The directors, in their annual review of the Kyrgyz Republic's economy, said the Russian turmoil had severely affected Bishkek's overall economic performance in 1998, slowing growth to only two percent and accelerating inflation to 18 percent.
They praised Kyrgyz authorities for strong, although belated, actions to tighten both fiscal -- government budget outlays -- and monetary policies. Even then, they noted, the foreign exchange rate of the Kyrgyz som fell sharply and the shortfall in exports contributed to a doubling of the country's external current account deficit.
The annual review was conducted by the 24 IMF executive directors who, individually or in groups, represent all 184 member nations of the fund in overseeing its daily operations. The review was conducted March 3 and released this week.
The directors said there had been some shortcomings in the country's first reaction to the effects of the Russian crisis -- the national bank, for example, should have allowed a faster depreciation of the currency exchange rate. But they added that the government's overall response since has been strong and should help stabilize the situation and foster an environment conducive to sustained growth.
Still, they said, Kyrgyzstan needs to continue focusing on fiscal restraint to contain domestic demand, reduce inflation and to clean up the arrears and over-expenditures from 1998.
The directors praised Bishkek for revenue-enhancing measures adopted recently and urged them to resist proposals to grant tax holidays or exemptions which would erode the tax base.
But while keeping tax revenues strong and expenses down, the IMF directors reminded Kyrgyzstan to protect social spending to help alleviate the impact of the crisis on the poorest and most vulnerable segments of society.

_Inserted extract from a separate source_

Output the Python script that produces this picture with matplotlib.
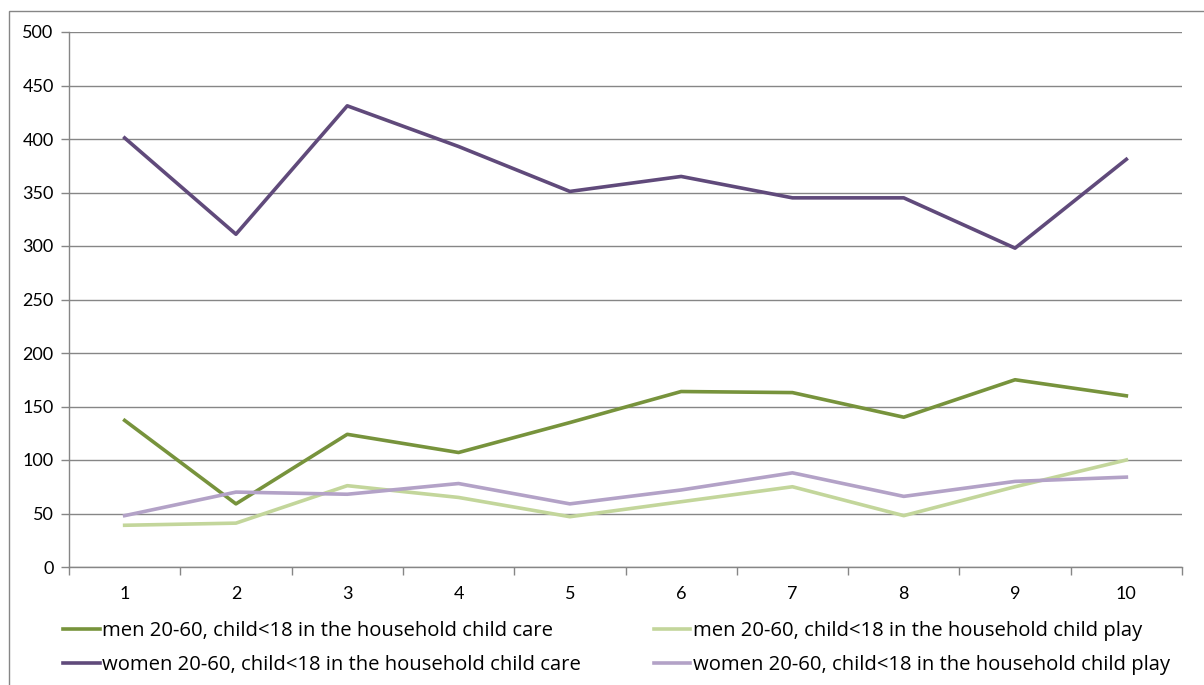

To assist in this effort, the IMF in early March added $12 million to the country's three-year enhanced structural adjustment loan of about $88 million approved last summer.
In their annual review, the IMF directors also expressed concern about the slowdown of the momentum of reforms in some structural areas such as privatization and the modernization of the legal and regulatory framework.
They urged authorities to speed up the privatization of large state monopolies, especially Kyrgyz Airlines which continues to be a burden on the state budget, and to adopt the necessary legal framework for the private ownership of land.
The directors welcomed as "a major milestone" the recent approval of a referendum allowing full private land ownership under the constitution, but said progress on other much needed legislation, such as the mortgage law, has been slow and implementation difficulties have undermined the effectiveness of the modernized legal framework.
The IMF directors also commended Kyrgyzstan for its October accession into the World Trade Organization (WTO) as a commitment to keeping open and liberal trade and exchange rate regimes.